The Anzac Legacy in NSW: Then and Now

For  Australia,  the  First  World  War  remains  the  deadliest  conflict  in  its  history.  From  a  population  of  fewer  than  five  million,  416,809  enlisted,  of  whom  more  than  200,000  were  killed  or  wounded.  Occurring  soon  after  Federation,  it  had  a  major  role  in  shaping  the  identity  of  the  young  nation.  

To mark  the  closing  of  the  Centenary  of  Anzac (2014-2018), the centenary of the signing of the Armistice  and  in honour of all  who  fought and  served  in  the  First  World  War, the Parliament of  New  South  Wales  is proud to present The  Anzac  Legacy  in  NSW: Then and Now.

Learn about the celebration, sorrow and commemoration that followed the end of the First World War. The Anzac Legacy in NSW: Then and Now presents a display of artefacts, photographs, rare documents, NSW honour rolls and a collection of the Parliament's own Centenary Statements, delivered in both houses over the last four years. Also featured are the stories and experiences of Indigenous servicemen and the journey towards recognition.

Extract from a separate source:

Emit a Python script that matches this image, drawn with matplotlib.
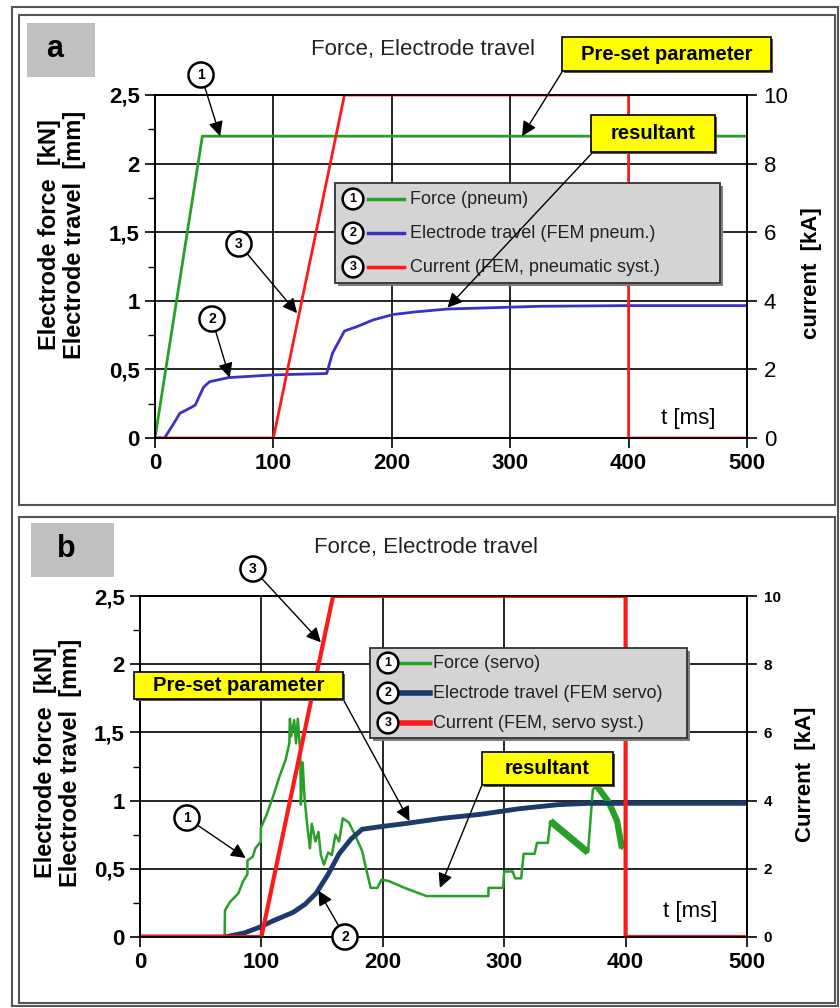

This  exhibition  is  the  second  of  two  acknowledging  the  Centenary  of  Anzac  and  follows  Politics  &  Sacrifice:  NSW  Parliament  and  the  Anzacs,  displayed  in  2015. 

The exhibition will run until 22 February 2018 in the Fountain Court at Parliament House. Entry is free, and doors open from 9:00am – 5:00pm Monday to Friday.